>> Begin INPUT DATA

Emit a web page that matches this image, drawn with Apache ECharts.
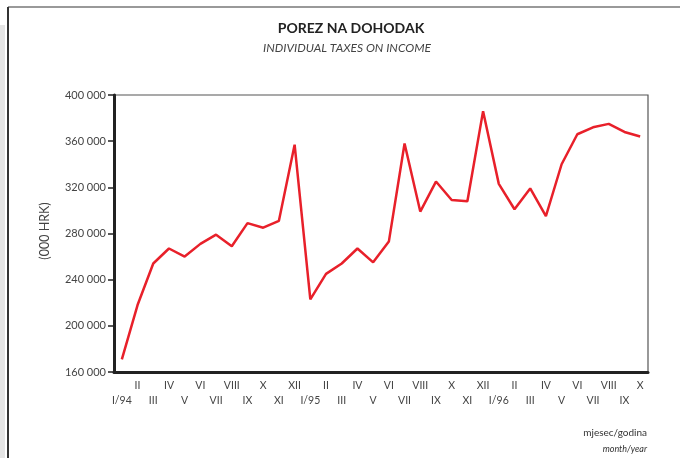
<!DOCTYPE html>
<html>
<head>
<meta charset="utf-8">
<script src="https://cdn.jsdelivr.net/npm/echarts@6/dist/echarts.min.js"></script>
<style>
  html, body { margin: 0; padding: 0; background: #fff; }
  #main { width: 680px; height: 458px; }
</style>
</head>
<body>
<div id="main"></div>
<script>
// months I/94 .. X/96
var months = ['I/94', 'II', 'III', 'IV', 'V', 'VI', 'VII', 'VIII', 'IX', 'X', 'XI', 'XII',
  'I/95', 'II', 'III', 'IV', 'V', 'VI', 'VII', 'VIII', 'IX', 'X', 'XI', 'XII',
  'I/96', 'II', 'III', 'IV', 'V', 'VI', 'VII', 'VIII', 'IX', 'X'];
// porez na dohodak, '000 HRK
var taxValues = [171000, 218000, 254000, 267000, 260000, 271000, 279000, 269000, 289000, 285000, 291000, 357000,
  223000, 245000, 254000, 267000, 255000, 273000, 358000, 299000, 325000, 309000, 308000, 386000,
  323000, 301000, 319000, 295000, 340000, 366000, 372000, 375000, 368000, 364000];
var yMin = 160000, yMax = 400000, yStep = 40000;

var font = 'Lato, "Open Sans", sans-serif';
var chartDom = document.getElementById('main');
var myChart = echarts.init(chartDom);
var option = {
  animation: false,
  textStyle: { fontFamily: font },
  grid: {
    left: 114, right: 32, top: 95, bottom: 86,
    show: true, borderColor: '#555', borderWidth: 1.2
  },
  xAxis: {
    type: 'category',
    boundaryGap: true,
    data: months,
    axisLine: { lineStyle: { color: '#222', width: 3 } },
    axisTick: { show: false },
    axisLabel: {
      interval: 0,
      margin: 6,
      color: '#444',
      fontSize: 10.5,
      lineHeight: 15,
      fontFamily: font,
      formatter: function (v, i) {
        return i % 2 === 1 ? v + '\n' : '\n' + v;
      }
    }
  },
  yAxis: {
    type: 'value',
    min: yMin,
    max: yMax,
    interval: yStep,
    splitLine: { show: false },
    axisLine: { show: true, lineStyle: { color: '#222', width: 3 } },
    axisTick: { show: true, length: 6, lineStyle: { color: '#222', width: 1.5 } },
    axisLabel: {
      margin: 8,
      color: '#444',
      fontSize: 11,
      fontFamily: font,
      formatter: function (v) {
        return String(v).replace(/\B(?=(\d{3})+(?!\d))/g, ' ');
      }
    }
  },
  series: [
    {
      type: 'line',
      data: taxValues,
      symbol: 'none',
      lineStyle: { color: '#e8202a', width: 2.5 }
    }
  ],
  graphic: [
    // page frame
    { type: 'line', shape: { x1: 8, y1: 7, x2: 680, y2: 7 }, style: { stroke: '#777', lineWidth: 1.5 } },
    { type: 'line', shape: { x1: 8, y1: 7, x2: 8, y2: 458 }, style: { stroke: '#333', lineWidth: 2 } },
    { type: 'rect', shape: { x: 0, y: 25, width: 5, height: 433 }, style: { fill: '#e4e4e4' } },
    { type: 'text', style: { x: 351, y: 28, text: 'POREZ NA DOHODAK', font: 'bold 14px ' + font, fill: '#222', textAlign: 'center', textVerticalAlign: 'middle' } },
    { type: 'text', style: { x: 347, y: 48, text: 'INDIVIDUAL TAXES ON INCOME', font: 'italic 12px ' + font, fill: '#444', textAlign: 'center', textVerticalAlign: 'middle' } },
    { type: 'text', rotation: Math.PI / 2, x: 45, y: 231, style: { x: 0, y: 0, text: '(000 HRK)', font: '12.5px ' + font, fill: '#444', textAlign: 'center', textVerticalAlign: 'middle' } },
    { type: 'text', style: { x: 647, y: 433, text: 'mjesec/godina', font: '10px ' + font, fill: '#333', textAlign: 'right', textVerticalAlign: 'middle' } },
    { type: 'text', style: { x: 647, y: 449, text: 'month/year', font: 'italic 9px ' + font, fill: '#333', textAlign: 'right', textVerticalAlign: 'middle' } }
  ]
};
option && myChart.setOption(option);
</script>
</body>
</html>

>> End INPUT DATA
>> Begin INPUT DATA

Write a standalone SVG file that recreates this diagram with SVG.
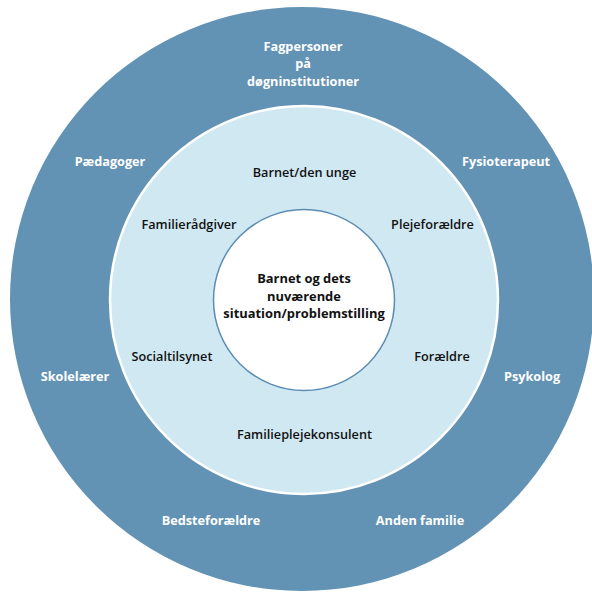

>> End INPUT DATA

§ WRITTEN PROBLEM
Extract every line above containing the word "page".

§ SOLUTION TO THE PROBLEM
Emit a web page that matches this image, drawn with Apache ECharts.
    // page frame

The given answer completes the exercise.